Pentecostés y la nueva creación
Con la fiesta de Pentecostés la efusión del Espíritu Santo pone punto final a la Pascua, tiempo de alegría y de primavera, de efusión de amor por la que –como recuerda la reciente exhortación apostólica sobre la Eucaristía de Benedicto XVI- la «vida eterna» ya se inicia en nosotros en este tiempo, por “el cambio” que Jesús realiza en nosotros, en la comunión: «El que come vivirá por mí» (Jn 6,57). Este “principio de vida nueva” lo explicaba S. Agustín imaginando que Jesús le decía: «Soy el manjar de los grandes: creces, y me comerás, sin que por eso me transforme en ti, como el alimento de tu carne; sino que tú te transformarás en mí». Este cambio, la gran mutación, consiste en que las cosas humanas se pueden hacer divinas, como indica la palabra “sacrificio” (de “sacri”=sagrado y “ficio”=hacer), “hacer sagrado”, una “transformación de nuestra realidad humana ganada por Cristo… todo lo que hay de auténticamente humano —pensamientos y afectos, palabras y obras— encuentra en el sacramento de la Eucaristía la forma adecuada para ser vivido en plenitud. Aparece aquí todo el valor antropológico de la novedad radical traída por Cristo”.

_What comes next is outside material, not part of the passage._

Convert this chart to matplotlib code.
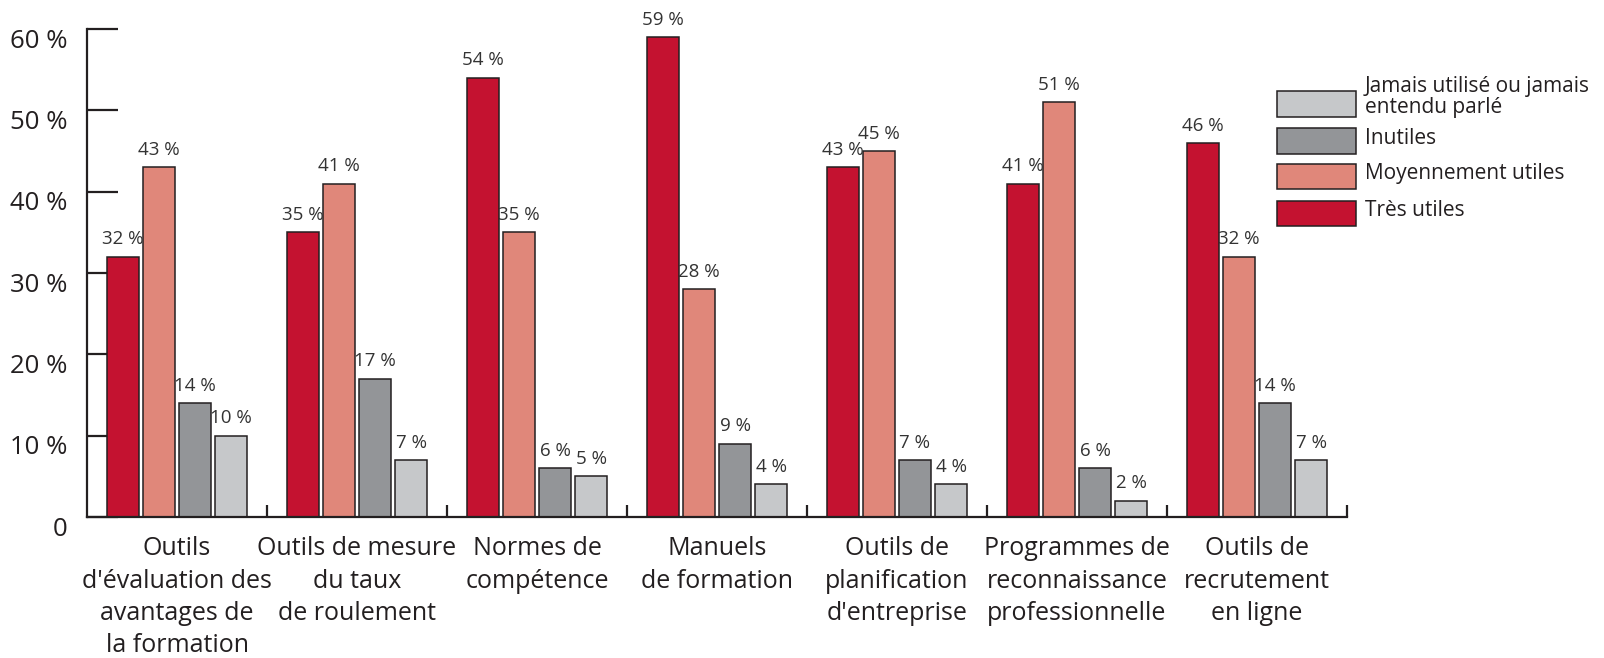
import numpy as np
import matplotlib
matplotlib.use('Agg')
from matplotlib import pyplot as plt
from matplotlib import transforms
from matplotlib.patches import Rectangle

plt.rcParams['font.family'] = ['Open Sans', 'DejaVu Sans']

# data
categories = ["Outils\nd'évaluation des\navantages de\nla formation",
              "Outils de mesure\ndu taux\nde roulement",
              "Normes de\ncompétence",
              "Manuels\nde formation",
              "Outils de\nplanification\nd'entreprise",
              "Programmes de\nreconnaissance\nprofessionnelle",
              "Outils de\nrecrutement\nen ligne"]
series_names = ['Très utiles', 'Moyennement utiles', 'Inutiles',
                'Jamais utilisé ou jamais\nentendu parlé']
tres_utiles = [32, 35, 54, 59, 43, 41, 46]
moyennement = [43, 41, 35, 28, 45, 51, 32]
inutiles = [14, 17, 6, 9, 7, 6, 14]
jamais = [10, 7, 5, 4, 4, 2, 7]
yticks = [0, 10, 20, 30, 40, 50, 60]
ytick_labels = ['0', '10 %', '20 %', '30 %', '40 %', '50 %', '60 %']

colors = ['#C41230', '#E0877A', '#939598', '#C6C8CA']
dark = '#231F20'

fig = plt.figure(figsize=(16.04, 6.58), dpi=100)
ax = fig.add_axes([87/1604, 141/658, 1260/1604, 488/658])

x = np.arange(len(categories))
width = 0.178
for k, vals in enumerate([tres_utiles, moyennement, inutiles, jamais]):
    pos = x + 0.2*(k+1)
    ax.bar(pos, vals, width, color=colors[k], edgecolor=dark, linewidth=1.1, zorder=2)
    for p, v in zip(pos, vals):
        ax.annotate(f'{v} %', (p, v), xytext=(0, 6), textcoords='offset points',
                    ha='center', va='bottom', fontsize=13.5, color='#333333')

ax.set_xlim(0, len(categories))
ax.set_ylim(0, 60)

for s in ['top', 'right']:
    ax.spines[s].set_visible(False)
for s in ['left', 'bottom']:
    ax.spines[s].set_linewidth(1.6)
    ax.spines[s].set_color(dark)

# y axis: long inward ticks, labels a bit below the ticks
ax.set_yticks(yticks)
ax.set_yticklabels(ytick_labels, fontsize=18.5, color=dark)
ax.tick_params(axis='y', direction='in', length=22, width=1.6, color=dark, pad=14)
off = transforms.ScaledTranslation(0, -9/100, fig.dpi_scale_trans)
for lab in ax.get_yticklabels():
    lab.set_transform(lab.get_transform() + off)

# x axis: short separator ticks between groups, labels centred on groups
ax.set_xticks(np.arange(1, len(categories)+1))
ax.set_xticklabels([])
ax.tick_params(axis='x', which='major', direction='in', length=9, width=1.6, color=dark)
ax.set_xticks(x + 0.5, minor=True)
ax.set_xticklabels(categories, minor=True, fontsize=18, color=dark, linespacing=1.38)
ax.tick_params(axis='x', which='minor', length=0, pad=14)

# legend drawn by hand (reverse order, patch beside each label)
px = lambda v: v/1604
py = lambda v: 1 - v/658
legend_y = [104, 141, 177, 214]
for i, k in enumerate([3, 2, 1, 0]):
    cy = legend_y[i]
    fig.patches.append(Rectangle((px(1277), py(cy + 12.5)), px(79), 25/658,
                                 facecolor=colors[k], edgecolor=dark, linewidth=1.1,
                                 transform=fig.transFigure))
    ty = cy - 7 if k == 3 else cy - 3
    fig.text(px(1365), py(ty), series_names[k], fontsize=15, color=dark,
             ha='left', va='center', linespacing=0.95)

fig.savefig('out.png', dpi=100)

Recuerdo a Juan Pablo II que nos comentaba a un grupo de universitarios el día de Pascua de 1989 este cambio que conlleva la resurrección que “no podía venir del hombre, no podía venir de lo creado. Vemos que lo creado tiende a la muerte y también el hombre está destinado a morir, en esta tierra, porque está sometido a las leyes de lo creado. Dar la vuelta a estas leyes, y causar una vida después de la muerte no podía hacerlo otro sino Dios”. Es la “iniciativa de Dios”, Dios con nosotros, que no nos deja solos, todo lo humano queda transformado en divino: “la gente, toda la civilización, la cultura, la ciencia, la técnica”, todo ello está limitado en cuanto humano, y “si el hombre no sabe pronunciar la palabra ‘Dios’, ciertamente para él es difícil; buscará diversas explicaciones para no aceptar de hecho el evento. Pero, si tiene buena voluntad, si tiene la fe, al final dirá: ‘esto es obra de Dios’. (La Pascua…) es el día en que el hombre está casi obligado a pensar sobre todo, sobre toda la creación y sobre él mismo como sobre la ‘obra de Dios’”. Nos interpela a ver todo según la luz, esta ‘revolución’ de Jesús, y que produce tantas conversiones en el corazón de tantos hombres, que con su reflexión y con su sensibilidad, se sienten removidos.
Algunos piensan que hay que apartarse del mundo que parece que se aparta de Dios, que las realidades de la tierra no son más que un camino para el más allá; pero si lo creado, lo humano, queda tocado por la acción de Dios, entonces se puede convertir en obra de Dios, “Opus Dei”, de un modo nuevo: intuición de “ver siempre más, siempre más profundamente esto que es creado y sigue las leyes de la naturaleza: esto que es humano, esto que es mío, personal, como “Obra de Dios”, como iniciativa de Dios, presencia de Dios”. Las realidades de la tierra, como decía san Josemaría Escrivá, no serán obstáculo sino que a través de ellas (no a pesar de ellas) se realizará esa unión con Dios, como seguía diciendo el Papa: “os deseo… esta conversión profunda que no disminuye nada de lo creado, de lo humano, es más, lo aumenta, nos hace profundizar en todas esas realidades, las pone en toda su plena dimensión, porque todas las cosas creadas, las dimensiones humanas tienen su plenitud en Dios y desde Dios. Os deseo continuar en este camino… poner de relieve todo esto que es obra del hombre y debe convertirse en obra de Dios. Todo esto que es belleza, pensamiento, ciencia, invención, creatividad, universidad, todo esto es al final opus Dei’, ‘obra de Dios’ y cuando la cosa está vista así, tratada así, toca su plena dimensión… ese encuentro con Cristo: encuentro que siempre es fructuoso y creativo de un día nuevo para crear y para convertir en sentido metafísico, ontológico”.